Local Native Americans reflect on how their people have been subdued and the lasting effects

Credit: NaMe Greymountain

Kalamazoo Public Schools faculty member Robin Greymountain (left) and Loy Norrix High School freshman Aanje Greymountain (right) posing at the edge of “Assini Aglay Bigun” in Flagstaff, AZ, during a trip back to their home in Arizona. “Assini Aglay Bigun” is a sacred mountain in Navajo culture, and the location where Aanje Greymountain and her sister NaMe Greymountain (not pictured) were born.

Colin Carnell, Copy Editor

A shadow hangs over the United States of America, one that has lingered since the conception of the nation. It is well known that the US has a history of discrimination based on the color of one’s skin, and that many people have died due to the discrimination. Almost two hundred years after the Trail of Tears, however, these biases still taint American society and culture.

While racial discrimination has faced more scrutiny from the nation in more recent years, many groups still suffer without the same recognition and action, Native Americans foremost among them. The ghost of America’s past is now haunting its present.

During the more than three hundred years after Columbus first shipwrecked on an island off the coast of South America, indigenous groups have been massacred, enslaved, degraded and assimilated. From the Wounded Knee Massacre to the Spanish enslavement and conversion of natives, from the forced migrations of groups such as the Cherokee to the United States Indian boarding schools designed to strip away any cultural identity, many efforts have been made by European colonists and their descendants to destroy indigenous people and culture.

According to “Native American History and Culture: Boarding Schools” by an unknown author for the Partnership With Native Americans, the Native American boarding schools used education as a tool to assimilate Indian tribes into “the American way of life.” 

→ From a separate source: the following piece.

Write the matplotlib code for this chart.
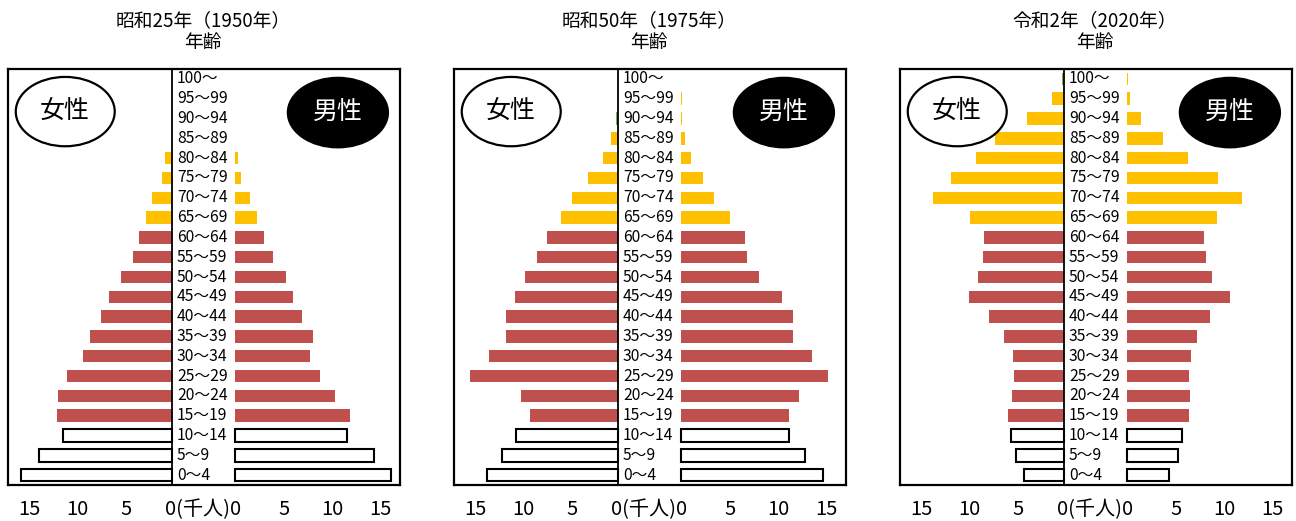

Carlisle Indian School in Carlisle, Pennsylvania, was established by Col. Henry Richard Pratt, whose motto was “Kill the Indian, save the man.” The students of the off-reservation boarding schools had any indication of the identity of their home culture stripped away. The braids common for the boys were cut off, the children given standard uniforms and Anglicized names, including last names and the students were forbidden to speak their native tongue.. Boarding schools taught history from the perspective of the colonists, with Columbus’ arrival being heralded to the students as “a beneficent development in their own race’s fortune.”

Robin Greymountain, the Kalamazoo Public Schools Homeless Liaison and Title I Literacy Facilitator, is of Native American descent, specifically Anishinaabe,  and a supporter of Native American rights and representation. She lived on an Anishinaabe reservation in the Upper Peninsula of Michigan as a child, although her family moved on and off the reservation for jobs. She spoke on boarding schools and the impact they have had on Native American communities and families, saying, “The parents that have gone through boarding schools, they didn’t have a role model on how to be a parent. The things that happened in boarding school, you have your typical what happens in the school day problems. The dorm aid that’s there, which is somebody that is hired to be there, to help take care of the kids.”

“The problems are different depending on the reservation you are talking about. My reservation, kids don’t go to boarding school anymore, they go to a charter school on the reservation,” said Robin Greymountain.

 Regarding her time as the principal of Parkwood-Upjohn Elementary School, Robin Greymountain said, “I tried to, each year, go into the classrooms and present to the grade levels about what modern day Native Americans are, so they aren’t just seeing what history has to teach that are out-of-date stereotypes.”

Aanje Greymountain, freshman at Loy Norrix High School, has also been witness and subject to the impact of education on Native Americans, on both the Native Americans themselves and other groups that come into contact with them. 

Recounting a personal experience with discrimination, Aanje said, “I wore traditional clothes to my eighth grade graduation, I had to give a speech that day too.” Aanje continued, “Everyone, except for my good friends, were staring at me. One of my friends who was looking, I would say ‘hey’ and they would ignore me because I was wearing traditional clothes.”

Robin Greymountain also spoke about misconceptions non-Natives have of Native American culture and the propagation of those misconceptions. 

“The Navajo culture and creation story is different from the Anishinaabe [Ojibwe] culture and creation story. We [Anishinaabe] had more experience and dealings with having to immerse yourself in mainstream society than the Navajos did.”

For Native Americans overall, life is starting to improve. There has been an increase in support and calls for change in recent years, as evidenced by the variety of protests from tribes against corporations encroaching on their lands. The problems plaguing reservations are coming under more scrutiny. 

In the article “Kimberly Teehee named by Cherokee Nation as first ever delegate to Congress” by Chandelis Duster on CNN, the Cherokee Nation used a promise made to the tribe in a nearly 200-year-old treaty for the first time, giving the nation representation in the United States House of Representatives. The Native American tribes, muted for so long, are starting to be able to speak out.